One of the recurring challenges that independent advisors face is dealing with the process of change, and dealing with employees who don’t deal well with change.  I have worked with many advisors and many employees through the seasons of change, and have seen what works, and what doesn’t.

Because advisory firms are small businesses, change is unavoidable. The owners typically want to become larger firms: more clients, more employees, higher revenues, increased owners’ income. But while growth is the goal at many firms, many firm owners don’t recognize that growth comes with a cost: the price of growth is change—and it’s important that you know that some of your employees aren’t going to be happy with that change.

When firms grow, many business owners assume that everyone will embrace the changes that come with it. After all, why wouldn’t they? More clients mean higher revenues, that usually lead to higher compensation, bigger jobs, nicer offices, better benefits—the list can go on and on.  

It’s true that most professional employees (I’m thinking junior advisors here), do want all these things as much as the owner. What owners often don’t realize, however, is that some of their employees liked the firm the way it was: they liked their jobs, the family atmosphere, their contact with the clients and unlimited access to the owner. More often than not, they took their job in large part because of these things.

So when the firm starts to grow, adding more people, a busier workload, more specialization, bringing on professional “managers,” some of the “original” employees may find themselves in a job that they don’t really want—at least, not as much as the job they used to have. If they aren’t able to make the transition to the new environment, I promise, you will start to see it because these employees usually start “having issues.” They might become surly with their co-workers, uncooperative, resistant to new systems and procedures, lose their motivation, or exhibit frequent emotional outbursts. When that happens, the firm owner(s) need to address the issue relatively quickly, before it affects the morale and productivity of the entire office.

Change of any kind in a small business should be handled very carefully. Owners (and those professional managers) should take care not to assume tenured employees will happily embrace whatever new job or duties they are assigned. It’s very important in these times to make sure that a lot of time is spent with each employee, explaining new job descriptions, positions, roles and goals.

However, (and this is the true cost of change) it’s possible that some of a firm’s longest employees will simply not be happy with their new role in the “new” firm. Owners should never come to this conclusion lightly: only after they’ve worked with an employee to make their new situation acceptable, and have exhausted every avenue they can think of to “make it work.”
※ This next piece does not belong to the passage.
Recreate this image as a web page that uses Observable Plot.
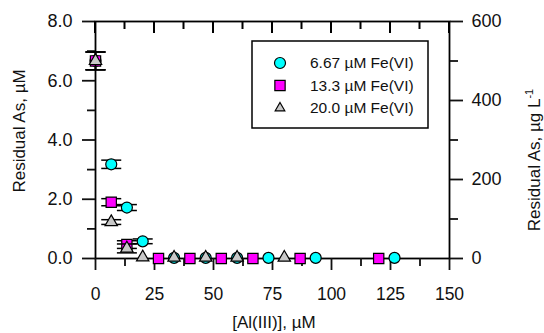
<!DOCTYPE html>
<html>
<head>
<meta charset="utf-8">
<script src="https://cdn.jsdelivr.net/npm/d3@7"></script>
<script src="https://cdn.jsdelivr.net/npm/@observablehq/plot@0.6"></script>
<style>
  html, body { margin: 0; padding: 0; background: #fff; }
  #chart { width: 544px; height: 333px; position: relative; }
  svg { font-family: "Liberation Sans", Arial, sans-serif; }
</style>
</head>
<body>
<div id="chart"></div>
<script>
// ---- data ----
const seriesNames = ["6.67 \u00b5M Fe(VI)", "13.3 \u00b5M Fe(VI)", "20.0 \u00b5M Fe(VI)"];
const seriesColors = ["#00ffff", "#ff00ff", "#c8c8c8"];
const seriesSymbols = ["circle", "square", "triangle"];

const al6 = [0, 6.67, 13.3, 20.0, 33.3, 46.7, 60.0, 73.3, 93.3, 126.7];
const as6 = [6.67, 3.18, 1.72, 0.58, 0.02, 0.02, 0.02, 0.02, 0.02, 0.02];
const err6 = [0.30, 0.14, 0.10, 0.08, 0, 0, 0, 0, 0, 0];

const al13 = [0, 6.67, 13.3, 26.7, 40.0, 53.3, 66.7, 86.7, 120.0];
const as13 = [6.67, 1.90, 0.47, 0.0, 0.0, 0.0, 0.0, 0.0, 0.0];
const err13 = [0.30, 0.12, 0.13, 0, 0, 0, 0, 0, 0];

const al20 = [0, 6.67, 13.3, 20.0, 33.3, 46.7, 60.0, 80.0];
const as20 = [6.67, 1.23, 0.34, 0.04, 0.03, 0.03, 0.03, 0.03];
const err20 = [0.30, 0.08, 0.15, 0, 0, 0, 0, 0];

const xMajorTicks = [0, 25, 50, 75, 100, 125, 150];
const xMinorTicks = [12.5, 37.5, 62.5, 87.5, 112.5, 137.5];
const yMajorTicks = [0, 2, 4, 6, 8];
const yMinorTicks = [1, 3, 5, 7];
const rightMajorTicks = [0, 200, 400, 600];   // µg/L
const rightMinorTicks = [100, 300, 500];
const ugPerUM = 75; // 600 µg/L ↔ 8 µM (As 74.92 g/mol)

// ---- build table ----
function rows(al, as, err, k) {
  return al.map((x, i) => ({x, y: as[i], err: err[i], k}));
}
const sets = [rows(al6, as6, err6, 0), rows(al13, as13, err13, 1), rows(al20, as20, err20, 2)];

const cap = {
  draw(ctx, size) {
    const w = Math.sqrt(size / Math.PI);
    ctx.moveTo(-w, 0); ctx.lineTo(w, 0);
  }
};

const W = 544, H = 333, mL = 95, mR = 95, mT = 21, mB = 75;
const lw = 1.8;
const marks = [
  Plot.frame({stroke: "black", strokeWidth: lw}),
  Plot.axisY({ticks: yMajorTicks, tickFormat: d3.format(".1f"), tickSize: 13, tickPadding: 10, fontSize: 18, label: null, strokeWidth: lw}),
  Plot.axisY({ticks: yMinorTicks, text: null, tickSize: 8, label: null, strokeWidth: lw}),
  Plot.axisY({anchor: "right", ticks: rightMajorTicks.map(v => v / ugPerUM), tickFormat: v => String(Math.round(v * ugPerUM)), tickSize: 13, tickPadding: 9, fontSize: 18, label: null, strokeWidth: lw}),
  Plot.axisY({anchor: "right", ticks: rightMinorTicks.map(v => v / ugPerUM), text: null, tickSize: 8, label: null, strokeWidth: lw}),
  Plot.axisX({ticks: xMajorTicks, tickSize: 12, tickPadding: 17, fontSize: 17.5, label: null, strokeWidth: lw}),
  Plot.axisX({ticks: xMinorTicks, text: null, tickSize: 8, label: null, strokeWidth: lw})
];

sets.forEach((data, k) => {
  const withErr = data.filter(d => d.err > 0);
  marks.push(
    Plot.ruleX(withErr, {x: "x", y1: d => d.y - d.err, y2: d => d.y + d.err, stroke: "black", strokeWidth: 1.5}),
    Plot.dot(withErr, {x: "x", y: d => d.y + d.err, symbol: cap, r: 10, stroke: "black", strokeWidth: 1.5}),
    Plot.dot(withErr, {x: "x", y: d => d.y - d.err, symbol: cap, r: 10, stroke: "black", strokeWidth: 1.5}),
    Plot.dot(data, {x: "x", y: "y", symbol: seriesSymbols[k], r: k === 2 ? 4.6 : (k === 1 ? 5.8 : 5.5), fill: seriesColors[k], stroke: "black", strokeWidth: 1.2})
  );
});

const svg = Plot.plot({
  width: W,
  height: H,
  marginLeft: mL,
  marginRight: mR,
  marginTop: mT,
  marginBottom: mB,
  x: {domain: [0, 150]},
  y: {domain: [0, 8]},
  style: {fontFamily: "'Liberation Sans', Arial, sans-serif", color: "#111", background: "white"},
  marks
});

const s = d3.select(svg);
const xs = svg.scale("x");
const ys = svg.scale("y");
const yTop = ys.apply(8);
// inward ticks along the top edge, positioned with Plot's x scale
const tg = s.append("g").attr("stroke", "black").attr("stroke-width", 2);
xMajorTicks.forEach(v => tg.append("line")
  .attr("x1", xs.apply(v)).attr("x2", xs.apply(v)).attr("y1", yTop).attr("y2", yTop + 12));
xMinorTicks.forEach(v => tg.append("line")
  .attr("x1", xs.apply(v)).attr("x2", xs.apply(v)).attr("y1", yTop).attr("y2", yTop + 8));

// axis titles
s.append("text")
  .attr("transform", "translate(25,131) rotate(-90)")
  .attr("text-anchor", "middle")
  .attr("font-size", 17).attr("fill", "#111")
  .text("Residual As, \u00b5M");
const rt = s.append("text")
  .attr("transform", "translate(540,160) rotate(-90)")
  .attr("text-anchor", "middle")
  .attr("font-size", 17).attr("fill", "#111");
rt.append("tspan").text("Residual As, \u00b5g L");
rt.append("tspan").attr("font-size", 11).attr("dy", -7).text("-1");
s.append("text")
  .attr("x", 274).attr("y", 328)
  .attr("text-anchor", "middle")
  .attr("font-size", 17).attr("fill", "#111")
  .text("[Al(III)], \u00b5M");

// legend
const lg = s.append("g");
lg.append("rect").attr("x", 252).attr("y", 41).attr("width", 176).attr("height", 87)
  .attr("fill", "white").attr("stroke", "black").attr("stroke-width", 1.5);
const symMap = {circle: d3.symbolCircle, square: d3.symbolSquare, triangle: d3.symbolTriangle2};
seriesNames.forEach((name, k) => {
  const cy = 63 + k * 22.5;
  const r = k === 2 ? 4.6 : (k === 1 ? 5.8 : 5.5);
  lg.append("path")
    .attr("d", d3.symbol(symMap[seriesSymbols[k]], r * r * Math.PI)())
    .attr("transform", `translate(280,${cy})`)
    .attr("fill", seriesColors[k]).attr("stroke", "black").attr("stroke-width", 1.2);
  lg.append("text").attr("x", 310).attr("y", cy).attr("dy", "0.35em")
    .attr("text-anchor", "start")
    .attr("font-size", 15.5).attr("fill", "#111").text(name);
});

document.getElementById("chart").appendChild(svg);
</script>
</body>
</html>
Should the time come that you’ve tried everything you can think of, and the employee is still not happy or fitting into the changing firm and its new culture, you both need to admit that it’s not working out.  If you don’t, the new firm and the now changed culture will suffer greatly. It only takes one person who is not happy and not willing to change to kill a culture of growth.  Sometimes as the winds of change blow, we have to adjust our sails.